* WRITTEN REQUEST
Leaving out the pictures, retype the lines from the beginning of the listing through the line containing "-3.97, -4.41, -5.65, -5.02, -4.41]".

##### AVAILABLE DATA

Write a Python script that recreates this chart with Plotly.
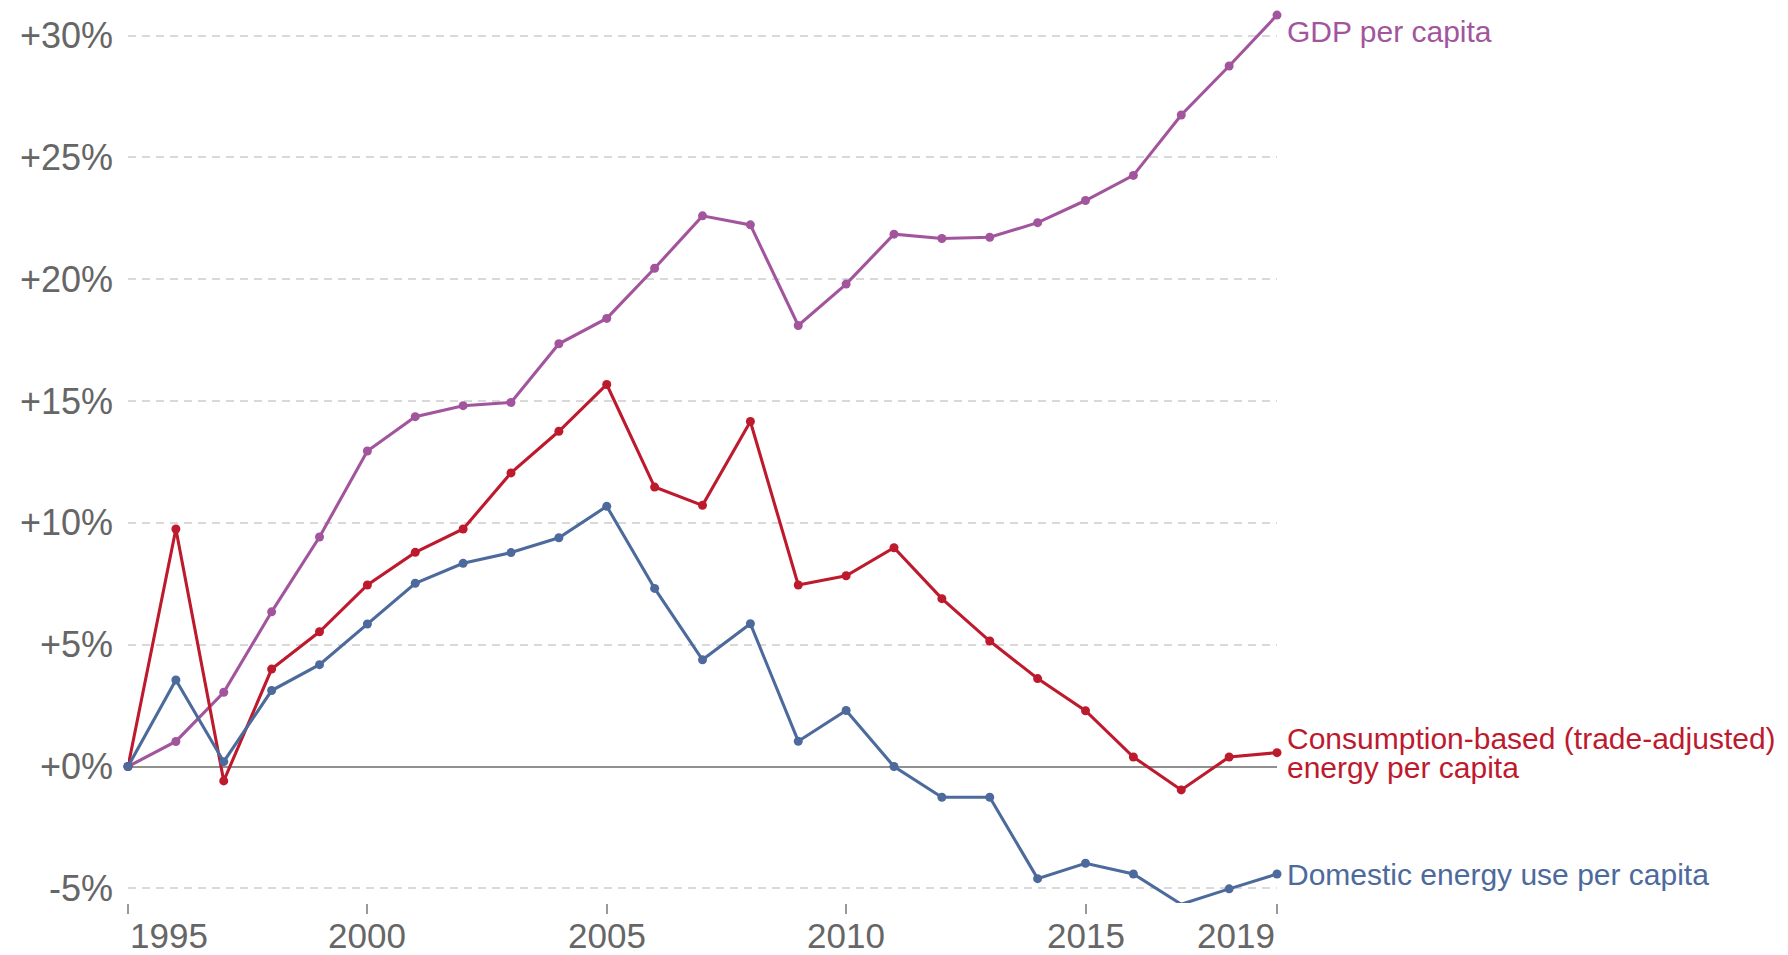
import plotly.graph_objects as go

years = list(range(1995, 2020))

gdp_per_capita = [0.0, 1.03, 3.05, 6.35, 9.42, 12.95, 14.36, 14.81, 14.94, 17.35,
                  18.39, 20.45, 22.6, 22.23, 18.1, 19.8, 21.85, 21.67, 21.72, 22.32,
                  23.23, 24.26, 26.74, 28.75, 30.84]

consumption_energy = [0.0, 9.75, -0.59, 4.0, 5.53, 7.45, 8.79, 9.75, 12.05, 13.76,
                      15.68, 11.47, 10.72, 14.16, 7.45, 7.83, 8.98, 6.89, 5.15, 3.61,
                      2.29, 0.39, -0.96, 0.39, 0.57]

domestic_energy = [0.0, 3.55, 0.2, 3.12, 4.18, 5.85, 7.52, 8.34, 8.78, 9.39,
                   10.68, 7.31, 4.38, 5.86, 1.04, 2.3, 0.0, -1.26, -1.26, -4.6,
                   -3.97, -4.41, -5.65, -5.02, -4.41]

x_tick_years = [1995, 2000, 2005, 2010, 2015, 2019]
y_tick_values = [-5, 0, 5, 10, 15, 20, 25, 30]
y_tick_labels = ["-5%", "+0%", "+5%", "+10%", "+15%", "+20%", "+25%", "+30%"]

series = [
    ("GDP per capita", gdp_per_capita, "#a2559c"),
    ("Consumption-based (trade-adjusted) energy per capita", consumption_energy, "#be1a2e"),
    ("Domestic energy use per capita", domestic_energy, "#4c6a9c"),
]

FONT = "Liberation Sans, Arial, Helvetica, sans-serif"
GRAY = "#666666"

fig = go.Figure()
for name, vals, color in series:
    fig.add_trace(go.Scatter(
        x=years, y=vals, name=name, mode="lines+markers",
        line=dict(color=color, width=3.1),
        marker=dict(color=color, size=9),
        cliponaxis=False, showlegend=False,
    ))

annotations = []
# series labels at the right end
annotations.append(dict(x=years[-1], y=gdp_per_capita[-1], xref="x", yref="y",
                        text="GDP per capita", showarrow=False, xanchor="left",
                        yanchor="middle", xshift=8, yshift=-16,
                        font=dict(family=FONT, size=30, color="#a2559c")))
annotations.append(dict(x=years[-1], y=consumption_energy[-1], xref="x", yref="y",
                        text="Consumption-based (trade-adjusted)", showarrow=False,
                        xanchor="left", yanchor="middle", xshift=8, yshift=14,
                        font=dict(family=FONT, size=30, color="#be1a2e")))
annotations.append(dict(x=years[-1], y=consumption_energy[-1], xref="x", yref="y",
                        text="energy per capita", showarrow=False,
                        xanchor="left", yanchor="middle", xshift=8, yshift=-15,
                        font=dict(family=FONT, size=30, color="#be1a2e")))
annotations.append(dict(x=years[-1], y=domestic_energy[-1], xref="x", yref="y",
                        text="Domestic energy use per capita", showarrow=False,
                        xanchor="left", yanchor="middle", xshift=8, yshift=0,
                        font=dict(family=FONT, size=30, color="#4c6a9c")))

# x-axis year labels (first left-aligned, last right-aligned)
for i, yr in enumerate(x_tick_years):
    anchor = "left" if i == 0 else ("right" if i == len(x_tick_years) - 1 else "center")
    annotations.append(dict(x=yr, y=0, xref="x", yref="paper", text=str(yr),
                            showarrow=False, xanchor=anchor, yanchor="top",
                            yshift=-11,
                            font=dict(family=FONT, size=35, color=GRAY)))

# page has an 8px body margin, so the figure is sized to fit the window
fig.update_layout(
    width=1780, height=947,
    margin=dict(l=119.7, r=511, t=0, b=52, pad=0),
    plot_bgcolor="white", paper_bgcolor="white",
    font=dict(family=FONT, color=GRAY),
    annotations=annotations,
    xaxis=dict(range=[1995, 2019], showgrid=False, zeroline=False,
               showline=False, tickvals=x_tick_years, ticktext=[""] * len(x_tick_years),
               ticks="outside", ticklen=10, tickwidth=1.5, tickcolor="#999999",
               fixedrange=True),
    yaxis=dict(range=[-5.60, 31.13], tickvals=y_tick_values, ticktext=y_tick_labels,
               showgrid=True, gridcolor="#d9d9d9", gridwidth=1.5, griddash="8px,6px",
               zeroline=True, zerolinecolor="#8f8f8f", zerolinewidth=1.5,
               showline=False, ticks="", ticklabelstandoff=14,
               tickfont=dict(family=FONT, size=36, color=GRAY), fixedrange=True),
)

fig.write_html("out.html")
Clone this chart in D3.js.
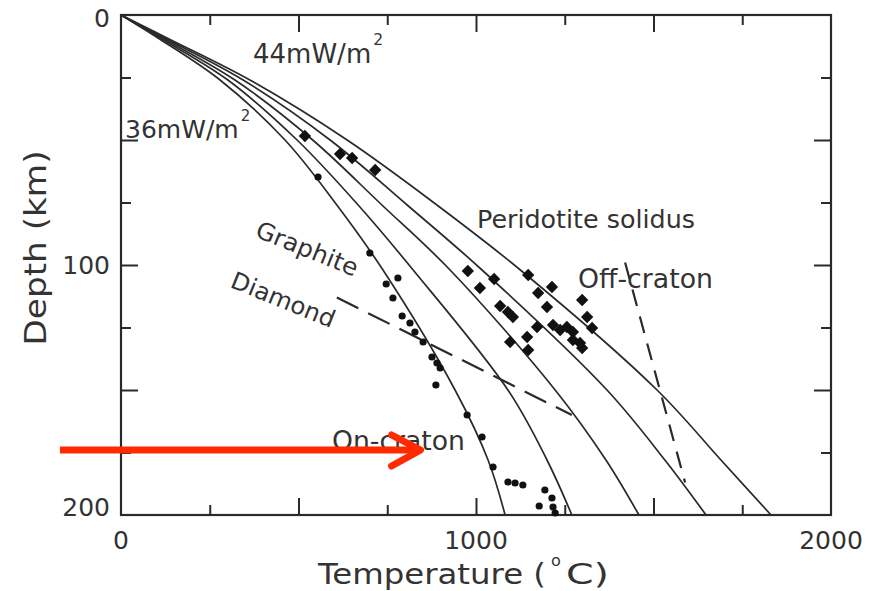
<!DOCTYPE html>
<html><head><meta charset="utf-8">
<script src="https://cdn.jsdelivr.net/npm/d3@7"></script>
<style>body{margin:0;background:#fff}svg{display:block}text{font-family:"DejaVu Sans",sans-serif;fill:#333}</style>
</head><body>
<svg id="c" width="878" height="591"></svg>
<script>
// ---- data ----
const depths = [0, 10, 26, 50, 76, 102, 150, 178, 200];
const geo36 = [0, 113, 279, 462, 608, 738, 941, 1034, 1082];
const geo38 = [0, 120, 301, 496, 668, 823, 1090, 1200, 1270];
const geo40 = [0, 127, 321, 540, 735, 927, 1223, 1366, 1459];
const geo42 = [0, 134, 344, 589, 806, 1017, 1369, 1532, 1648];
const geo44 = [0, 141, 363, 637, 890, 1125, 1510, 1690, 1831];
const graphiteDiamond = [[608, 113], [1270, 160]];
const offCraton = [[1420, 99], [1589, 187]];
const xenoDiamondT = [518, 617, 651, 716, 977, 1011, 1051, 1068, 1090, 1104, 1147, 1175, 1214, 1200, 1172, 1096, 1144, 1147, 1217, 1237, 1273, 1293, 1299, 1313, 1327, 1273, 1256, 1299];
const xenoDiamondD = [48.4, 55.6, 57.2, 62, 102.4, 109.2, 105.6, 116.4, 118.8, 120.8, 104, 111.2, 108.8, 116.8, 124.8, 130.8, 128.8, 134, 124, 126, 126.8, 131.2, 114, 120.8, 125.2, 130, 124.8, 133.2];
const xenoCircleT = [555, 701, 747, 780, 766, 792, 814, 828, 851, 876, 890, 899, 887, 975, 1017, 1048, 1090, 1110, 1132, 1194, 1214, 1178, 1217, 1223];
const xenoCircleD = [64.8, 95.2, 107.6, 105.2, 113.2, 120.4, 123.2, 126.8, 130.8, 136.8, 139.2, 141.2, 148, 160, 168.8, 180.8, 186.8, 187.2, 188, 190, 193.2, 196.4, 196.8, 199.2];
const xTickLabels = [0, 1000, 2000];
const yTickLabels = [0, 100, 200];
const arrow = [[-172, 174], [858, 174]];

// ---- scales ----
const svg = d3.select("#c");
const x = d3.scaleLinear().domain([0, 2000]).range([121, 831]);
const y = d3.scaleLinear().domain([0, 200]).range([15, 515]);
const L = 121, R = 831, T = 15, B = 515;
const ink = "#2a2a2a";

// axes (ticks inward)
function styleAxis(g){ g.select(".domain").remove(); g.selectAll("line").attr("stroke", ink).attr("stroke-width", 2); g.selectAll("text").remove(); }
svg.append("g").attr("transform",`translate(0,${B})`).call(d3.axisBottom(x).tickValues([250,750,1250,1750]).tickSize(-10)).call(styleAxis);
svg.append("g").attr("transform",`translate(0,${B})`).call(d3.axisBottom(x).tickValues([500,1000,1500]).tickSize(-17)).call(styleAxis);
svg.append("g").attr("transform",`translate(0,${T})`).call(d3.axisTop(x).tickValues([250,750,1250,1750]).tickSize(-10)).call(styleAxis);
svg.append("g").attr("transform",`translate(0,${T})`).call(d3.axisTop(x).tickValues([500,1000,1500]).tickSize(-17)).call(styleAxis);
svg.append("g").attr("transform",`translate(${L},0)`).call(d3.axisLeft(y).tickValues([25,75,125,175]).tickSize(-10)).call(styleAxis);
svg.append("g").attr("transform",`translate(${L},0)`).call(d3.axisLeft(y).tickValues([50,100,150]).tickSize(-17)).call(styleAxis);
svg.append("g").attr("transform",`translate(${R},0)`).call(d3.axisRight(y).tickValues([25,75,125,175]).tickSize(-10)).call(styleAxis);
svg.append("g").attr("transform",`translate(${R},0)`).call(d3.axisRight(y).tickValues([50,100,150]).tickSize(-17)).call(styleAxis);
svg.append("rect").attr("x",L).attr("y",T).attr("width",R-L).attr("height",B-T).attr("fill","none").attr("stroke",ink).attr("stroke-width",2.2);

// tick labels
svg.selectAll(".xl").data(xTickLabels).enter().append("text")
  .attr("x", d => x(d)).attr("y", 540).attr("text-anchor","middle").attr("dominant-baseline","central")
  .attr("font-size", 25).attr("fill","#444").text(d => d);
svg.selectAll(".yl").data(yTickLabels).enter().append("text")
  .attr("x", 110).attr("y", d => d === 200 ? y(d) - 8 : (d === 0 ? y(d) + 3 : y(d)))
  .attr("text-anchor","end").attr("dominant-baseline","central")
  .attr("font-size", 25).attr("fill","#444").text(d => d);

// axis titles
svg.append("text").attr("transform","translate(46,248) rotate(-90)").attr("text-anchor","middle")
  .attr("font-size", 30).attr("textLength", 195).attr("lengthAdjust","spacingAndGlyphs").text("Depth (km)");
svg.append("text").attr("x", 318).attr("y", 584).attr("font-size", 29)
  .attr("textLength", 228).attr("lengthAdjust","spacingAndGlyphs").text("Temperature (");
svg.append("text").attr("x", 551).attr("y", 566).attr("font-size", 16).text("o");
svg.append("text").attr("x", 566).attr("y", 584).attr("font-size", 29)
  .attr("textLength", 43).attr("lengthAdjust","spacingAndGlyphs").text("C)");

// geotherms
const geos = [geo36, geo38, geo40, geo42, geo44];
const line = d3.line().x(d => x(d[0])).y(d => y(d[1])).curve(d3.curveCatmullRom.alpha(0.5));
svg.selectAll(".geo").data(geos).enter().append("path")
  .attr("d", g => line(g.map((t, i) => [t, depths[i]])))
  .attr("fill","none").attr("stroke", ink).attr("stroke-width", 1.7);

// dashed lines
const sline = d3.line().x(d => x(d[0])).y(d => y(d[1]));
svg.append("path").attr("d", sline(graphiteDiamond)).attr("fill","none").attr("stroke",ink)
  .attr("stroke-width",2.2).attr("stroke-dasharray","24,11");
svg.append("path").attr("d", sline(offCraton)).attr("fill","none").attr("stroke",ink)
  .attr("stroke-width",2.2).attr("stroke-dasharray","17,11");

// xenolith points
svg.selectAll(".dm").data(xenoDiamondT.map((t,i)=>[t,xenoDiamondD[i]])).enter().append("path")
  .attr("d", d3.symbol().type(d3.symbolSquare).size(76)())
  .attr("transform", d => `translate(${x(d[0])},${y(d[1])}) rotate(45)`)
  .attr("fill", "#111");
svg.selectAll(".ci").data(xenoCircleT.map((t,i)=>[t,xenoCircleD[i]])).enter().append("circle")
  .attr("cx", d => x(d[0])).attr("cy", d => y(d[1])).attr("r", 3.6).attr("fill","#111");

// labels
function withSup(px, py, fs, main, sp){
  const t = svg.append("text").attr("x", px).attr("y", py).attr("font-size", fs).text(main);
  const w = t.node().getComputedTextLength();
  svg.append("text").attr("x", px + w + 2).attr("y", py - fs*0.7).attr("font-size", fs*0.6).text(sp);
}
withSup(253, 63, 26, "44mW/m", "2");
withSup(125, 138, 25, "36mW/m", "2");
svg.append("text").attr("x",477).attr("y",228).attr("font-size",25).attr("textLength",218).attr("lengthAdjust","spacingAndGlyphs").text("Peridotite solidus");
svg.append("text").attr("x",578).attr("y",288).attr("font-size",26).attr("textLength",135).attr("lengthAdjust","spacingAndGlyphs").text("Off-craton");
svg.append("text").attr("x",332).attr("y",450).attr("font-size",26).attr("textLength",133).attr("lengthAdjust","spacingAndGlyphs").text("On-craton");
svg.append("text").attr("transform","translate(307,249) rotate(22)").attr("text-anchor","middle").attr("dominant-baseline","central")
  .attr("font-size",24).attr("textLength",108).attr("lengthAdjust","spacingAndGlyphs").text("Graphite");
svg.append("text").attr("transform","translate(283,300) rotate(22)").attr("text-anchor","middle").attr("dominant-baseline","central")
  .attr("font-size",24).attr("textLength",110).attr("lengthAdjust","spacingAndGlyphs").text("Diamond");

// red annotation arrow
const a0 = [x(arrow[0][0]), y(arrow[0][1])], a1 = [x(arrow[1][0]) - 5, y(arrow[1][1])];
svg.append("line").attr("x1",a0[0]).attr("y1",a0[1]).attr("x2",a1[0]).attr("y2",a1[1])
  .attr("stroke","#ff2a00").attr("stroke-width",7);
svg.append("path").attr("d",`M${a1[0]-29},${a1[1]-15}L${a1[0]},${a1[1]}L${a1[0]-29},${a1[1]+16}`)
  .attr("fill","none").attr("stroke","#ff2a00").attr("stroke-width",7).attr("stroke-linecap","round").attr("stroke-linejoin","round");
</script>
</body></html>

##########

* RESPONSE FOR THIS EXERCISE
Write a Python script that recreates this chart with Plotly.
import plotly.graph_objects as go

years = list(range(1995, 2020))

gdp_per_capita = [0.0, 1.03, 3.05, 6.35, 9.42, 12.95, 14.36, 14.81, 14.94, 17.35,
                  18.39, 20.45, 22.6, 22.23, 18.1, 19.8, 21.85, 21.67, 21.72, 22.32,
                  23.23, 24.26, 26.74, 28.75, 30.84]

consumption_energy = [0.0, 9.75, -0.59, 4.0, 5.53, 7.45, 8.79, 9.75, 12.05, 13.76,
                      15.68, 11.47, 10.72, 14.16, 7.45, 7.83, 8.98, 6.89, 5.15, 3.61,
                      2.29, 0.39, -0.96, 0.39, 0.57]

domestic_energy = [0.0, 3.55, 0.2, 3.12, 4.18, 5.85, 7.52, 8.34, 8.78, 9.39,
                   10.68, 7.31, 4.38, 5.86, 1.04, 2.3, 0.0, -1.26, -1.26, -4.6,
                   -3.97, -4.41, -5.65, -5.02, -4.41]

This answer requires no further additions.